In the 16-Step model, however, the first step is very different. It assures us that we can indeed take control of our lives and that we do not have to rely on anything or anyone external in order to feel better about ourselves. For many of us, especially women and other marginalized groups of people, this is a new and refreshing concept.
Instead of “codependency”, Kasl encourages people to think in terms of “internalized oppression” and how trauma leads to addiction. Are the 12 Steps healing — or adding to — that trauma? The 16-Step approach counsels that recovery must incorporate a criticism of the political and patriarchal system that fosters addiction, which itself can be an empowering step for those who have blamed themselves or – in other words – internalized their own oppression.
I believe this wise and compassionate approach to healing resonates with the approach of another mentor of mine in the addictions field, Dr. Gabor Mate, whose book In the Realm of Hungry Ghosts: Close Encounters with Addiction, is another important work calling us to wake up from old, ineffective ways of understanding our own compulsive and addictive behaviours.
For many years, I led 16 Step groups for women in the Downtown Eastside. We met each week to read and discuss one of the Steps, sharing honestly about our lives from the perspective of how the healing wisdom of the 16 Steps was positively affecting us. As the word spread about this group, more and more women showed up. Although the majority believed in a higher power of some sort, most were non-Christian women, and many were Native or from cultures other than North American. In our diversity, we felt accepted for perhaps the first time in our lives.
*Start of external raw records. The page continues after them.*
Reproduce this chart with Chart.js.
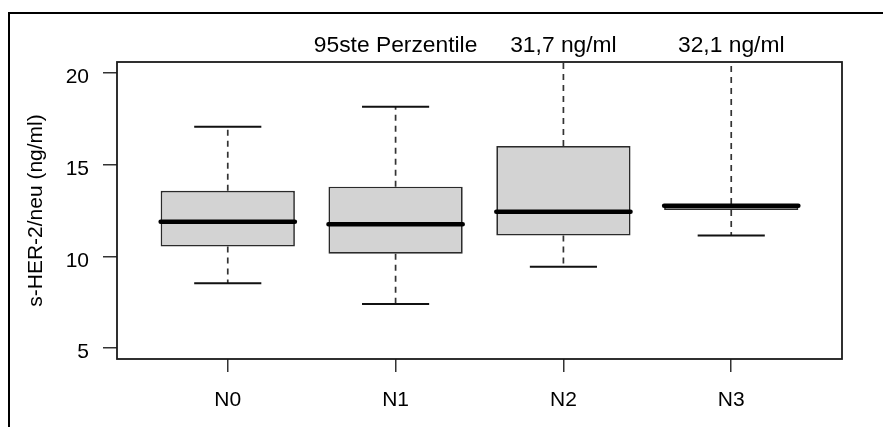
<!DOCTYPE html>
<html>
<head>
<meta charset="utf-8">
<script src="https://cdn.jsdelivr.net/npm/chart.js@4/dist/chart.umd.min.js"></script>
<style>
  html, body { margin: 0; padding: 0; background: #fff; }
  #wrap { width: 883px; height: 427px; position: relative; }
</style>
</head>
<body>
<div id="wrap"><canvas id="c" width="883" height="427"></canvas></div>
<script>
// s-HER-2/neu by nodal status: box plot summary per group
const categories  = ['N0', 'N1', 'N2', 'N3'];
const whiskerLow  = [8.53, 7.40, 9.43, 11.13];
const q1          = [10.53, 10.14, 11.13, 12.53];
const median      = [11.89, 11.75, 12.43, 12.76];
const q3          = [13.58, 13.80, 16.02, 12.85];
const whiskerHigh = [17.07, 18.16, 31.7, 32.1];
const topNotes    = ['', '95ste Perzentile', '31,7 ng/ml', '32,1 ng/ml'];
const yTicks      = [5, 10, 15, 20];

const FONT = '"Liberation Sans", Arial, Helvetica, sans-serif';

// boxes as floating bars, whiskers / caps / medians as broken line datasets
const boxData = categories.map((c, i) => ({ x: i + 1, y: [q1[i], q3[i]] }));
const whiskerData = [];
const capData = [];
const medianData = [];
categories.forEach((c, i) => {
  const x = i + 1;
  whiskerData.push({ x, y: q3[i] }, { x, y: whiskerHigh[i] }, { x, y: null },
                   { x, y: q1[i] }, { x, y: whiskerLow[i] }, { x, y: null });
  capData.push({ x: x - 0.2, y: whiskerHigh[i] }, { x: x + 0.2, y: whiskerHigh[i] }, { x: x + 0.2, y: null },
               { x: x - 0.2, y: whiskerLow[i] }, { x: x + 0.2, y: whiskerLow[i] }, { x: x + 0.2, y: null });
  medianData.push({ x: x - 0.4, y: median[i] }, { x: x + 0.4, y: median[i] }, { x: x + 0.4, y: null });
});

// outer frame, plot box and the notes above the plot
const decor = {
  id: 'decor',
  beforeDraw(chart) {
    const ctx = chart.ctx;
    ctx.save();
    ctx.fillStyle = '#000';
    ctx.fillRect(8, 12, 875, 2);
    ctx.fillRect(8, 12, 2, 415);
    ctx.restore();
  },
  afterDraw(chart) {
    const { ctx, chartArea: a } = chart;
    const xs = chart.scales.x;
    ctx.save();
    ctx.strokeStyle = '#1a1a1a';
    ctx.lineWidth = 1.8;
    ctx.strokeRect(a.left, a.top, a.right - a.left, a.bottom - a.top);
    ctx.fillStyle = '#000';
    ctx.font = '22.8px ' + FONT;
    ctx.textAlign = 'center';
    ctx.textBaseline = 'alphabetic';
    topNotes.forEach((t, i) => {
      if (t) ctx.fillText(t, xs.getPixelForValue(i + 1), 51.5);
    });
    ctx.restore();
  }
};

new Chart(document.getElementById('c'), {
  type: 'bar',
  data: {
    datasets: [
      {
        type: 'line', data: medianData, order: 0,
        borderColor: '#000', borderWidth: 4.5, borderCapStyle: 'round',
        pointRadius: 0, spanGaps: false
      },
      {
        type: 'line', data: capData, order: 1,
        borderColor: '#111', borderWidth: 2, borderCapStyle: 'butt',
        pointRadius: 0, spanGaps: false
      },
      {
        type: 'line', data: whiskerData, order: 2,
        borderColor: '#333', borderWidth: 1.7, borderDash: [6, 5], borderCapStyle: 'butt',
        pointRadius: 0, spanGaps: false
      },
      {
        type: 'bar', data: boxData, order: 3,
        backgroundColor: '#d3d3d3', borderColor: '#2a2a2a', borderWidth: 1.7,
        borderSkipped: false, categoryPercentage: 1.0, barPercentage: 0.8
      }
    ]
  },
  options: {
    responsive: false,
    animation: false,
    events: [],
    layout: { padding: { top: 62, right: 41, left: 0, bottom: 0 } },
    plugins: { legend: { display: false }, tooltip: { enabled: false } },
    scales: {
      x: {
        type: 'linear', min: 0.34, max: 4.66, offset: false,
        afterBuildTicks(s) { s.ticks = categories.map((c, i) => ({ value: i + 1 })); },
        afterFit(s) { s.height = 68; },
        grid: { display: true, offset: false, drawOnChartArea: false, drawTicks: true, tickLength: 13, color: '#333', lineWidth: 1.5 },
        border: { display: false },
        ticks: {
          padding: 16, color: '#000', font: { family: FONT, size: 21 }, maxRotation: 0,
          callback: (v) => categories[Math.round(v) - 1]
        }
      },
      y: {
        type: 'linear', min: 4.4, max: 20.6,
        afterBuildTicks(s) { s.ticks = yTicks.map(v => ({ value: v })); },
        afterFit(s) { s.width = 117; },
        grid: { display: true, drawOnChartArea: false, drawTicks: true, tickLength: 14, color: '#333', lineWidth: 1.5 },
        border: { display: false },
        ticks: {
          padding: 14, labelOffset: 4.5, color: '#000', font: { family: FONT, size: 21 },
          callback: (v) => String(v)
        },
        title: {
          display: true, text: 's-HER-2/neu (ng/ml)', color: '#000',
          font: { family: FONT, size: 21 }, padding: { top: 24, bottom: 0 }
        }
      }
    }
  },
  plugins: [decor]
});
</script>
</body>
</html>
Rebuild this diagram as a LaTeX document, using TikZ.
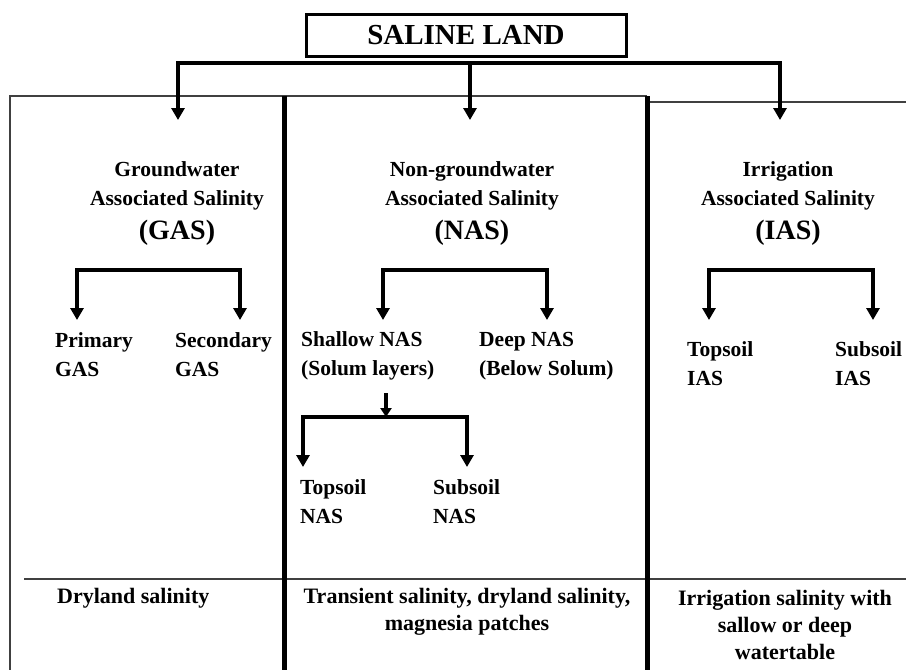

In my group, we started the meeting by telling each other about something we felt proud of for that particular week and, as time went on, I watched as these lonely, unhappy, once-marginalized women formed a unique bond with each other and began to hold themselves – and each other — in much higher esteem. This healing and inclusive environment allowed the women to feel more empowered, creative, and self-respecting than they ever had before. What an honour it was for me to be able to both facilitate those amazing shifts and feel their power in my own life!
We need to move to more intelligent, less dogmatic, nuanced, inclusive, positive, holistic models of recovery. These are 16 Steps in the right direction.